Eucalypts are also pretty good fire attractants. Here in Macarthur on the main path down through the suburb, many of the eucalypts are old and genuine fire hazards. Complaints about dead branches have resulted in no action from City Services. Perhaps getting the School of Forestry revived at ANU might help getting the local government fools to understand fire, preparing for fire in an environment where fire is necessary for some species to germinate and to have appropriate burnoffs based on knowledge and not having inner city greenies who know nothing decide on the fate of we outer city residents.

Capital Retro11:29 am 08 Jan 26

“Canberra almost 22 years ago endured the southern hemisphere’s first fire tornado, overwhelming emergency services.”

Not correct. The CSIRO Forestry Davison had recorded fire tornadoes may years ago.

The Canberra one was the first recorded on video.

Maybe stop arsonists ?

Bill Gilbert12:30 pm 08 Jan 26

Good move, along with stopping accidents, carelessness, and all lightning strikes.

But why stop there? Just stop all crime.

Thank you for your attention to this matter.

That’s a pleasure Bill. Sadly though the LA fires were initiated by one person, not through an accident, carelessness or a lightning strike:

LOS ANGELES – A former Pacific Palisades resident now living in Florida has been arrested on a federal criminal complaint charging him with maliciously starting what eventually became the Palisades Fire of January 2025, one of the most destructive wildfires in Los Angeles history, the Justice Department announced today.

https://www.justice.gov/usao-cdca/pr/florida-man-arrested-federal-criminal-complaint-alleging-he-maliciously-started-what

The cause of the majority of bush fires, including the 2019-20 ones, was according to many sources, arson.

https://en.wikipedia.org/wiki/2019%E2%80%9320_Australian_bushfire_season

Bill Gilbert3:44 pm 08 Jan 26

Penfold, are you a dim bulb?

How do you propose to stop all arsonists?? Why have you not applied your brilliant solution to all crime?

Neither the Canberra firestorm in 2003 nor the major Black Saturday fires in Victoria 2009 were found to have been started by arson, so how many of 160+ lives and many more properties would have been saved by “stopping” arsonists? Zero in Canberra and in Victoria’s case, 12 of 173. Satisfied with that?

Could be dim Bill, but not as dim as those who make silly comments without doing any research:

https://www.abc.net.au/news/2012-04-27/black-saturday-arsonist-sentenced-to-28holdholdhold29/3976564

It’s a simple fact that if arson is stopped the majority of fires won’t start. Of course it’s easier said than done but the article asked how “LA type fires could be stopped”. The LA fires were deliberately lit so there’s your answer. It’s not rocket science Bill.

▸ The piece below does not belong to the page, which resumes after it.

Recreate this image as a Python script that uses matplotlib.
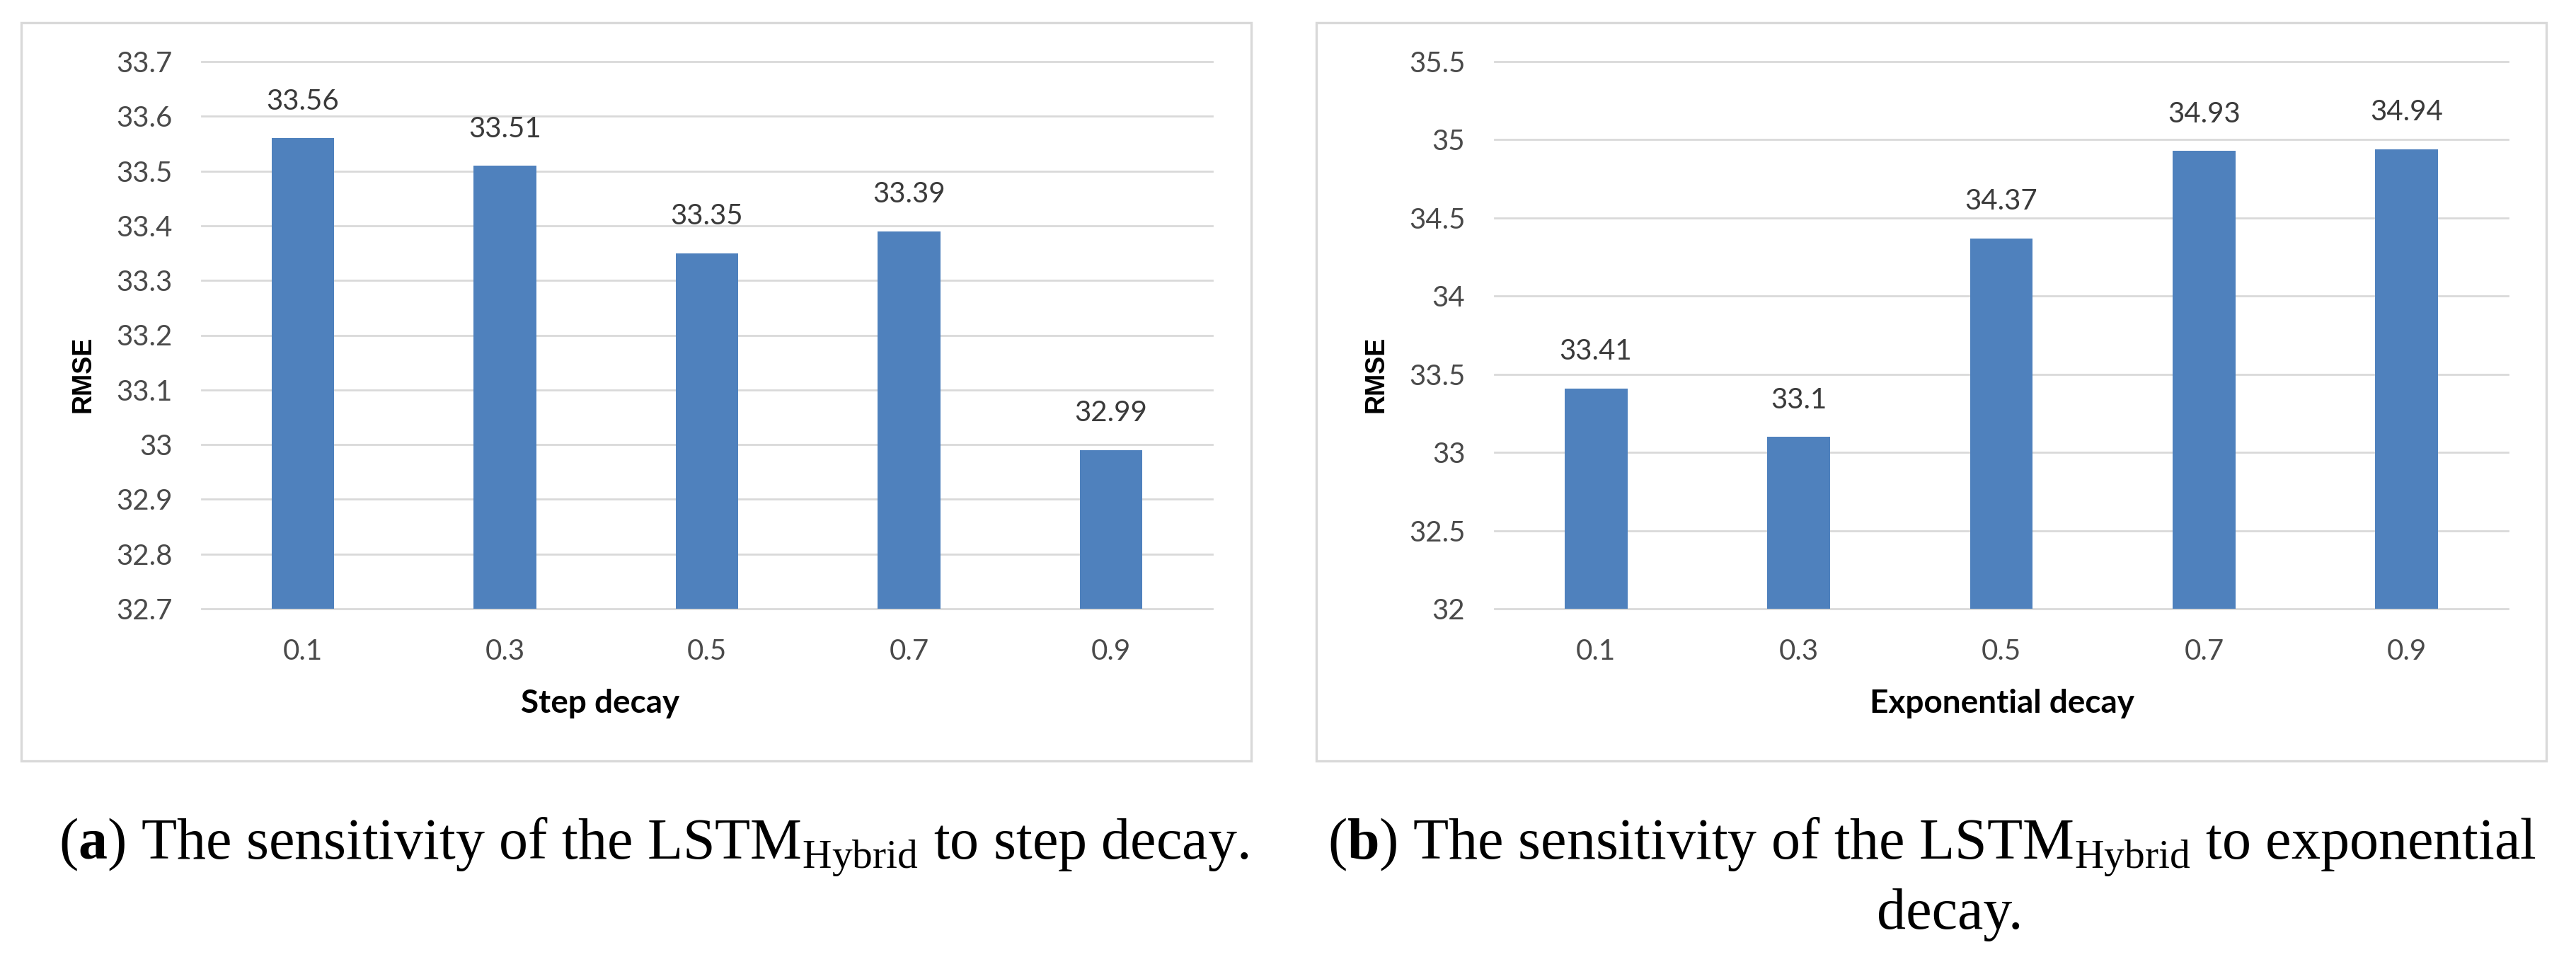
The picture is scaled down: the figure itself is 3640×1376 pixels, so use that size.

What’s happened to Sean? I’m not use to reading your comments good or bad without Sean’s Trumpish like dismissive comments.

Im glad to see Penfool you support stopping the Army and its arsonists from doing absolutely braindead stupid things that cause bushfires, like have happened on multiple occasions.

The article you referenced literally says otherwise…

https://en.wikipedia.org/wiki/2019%E2%80%9320_Australian_bushfire_season

“The major cause of ignition of fires during the 2019–20 fire crisis in NSW and Victoria is reported to be lightning strikes.[341] According to the ABC, arson has been of little impact – accounting for around 1% of NSW blazes and 0.3% of Victorian blazes by 18 January 2020”

And before you say, oh the lefty ABC or some other argument, I’m purely pointing out that you said the 2019-20 bushfires were caused, mostly, by arsonists. Then referenced an article that said that wasn’t the case.

May be you are the arse?

Elf – who knows, but for while there it appeared the quality of discussion had improved as a result. But then JS9 and jamiescot appeared and we headed south again.

Jamie some great ABC cherry picking there, seems you missed this comment in the link:

“The NSW Rural Fire Service referred numerous individuals to the NSW Police; 24 people were charged with arson, allegedly starting bushfires.”

Additionally with one person charged with causing 10 deaths as the above link demonstrated, the ABC comment “0.3% of Victorian blazes by 18 January 2020” probably sadly referred to fires they could see from Spencer Street.

As for JS9, it seems the Army is to blame. Yes, believe it or not, he / she wrote that.

Jamie,
There’s no point in providing actual evidence to Pengold, he just ignores anything that doesn’t fit his groupthink narrative.

Even though it’s clearly been shown that natural causes were the ignition source for the vast majority of bushfires in Australia, you’ll just get Pengold repeating the same discredited points over and over again because he has no interest in reality.

Bill Gilbert5:45 pm 09 Jan 26

He is dim all right. I differentiated between the 12 deaths from arson-based fires from the 160+ from other cause fires, yet he could not read it or answer it.

I asked how he would “stop arsonists” and he quoted arrests after the fact. The best fact is he quoted the ABC to prove himself wrong on arson! Not a word on the question of “How?”

chewy14 is right. I understand the Penfold problem. It is an Australia-leading and world-competitive ratio of prejudice over thought.

I might have better places to be.

Bill it sounds like you’re struggling to differentiate between the instance of arson and the act of arson. Strangely enough if you stop the act you’ll stop the instance. The act – since it needs explaining – is the how. Like i said, rocket science it is not. Feel free to find a better place for your congumbled cognition.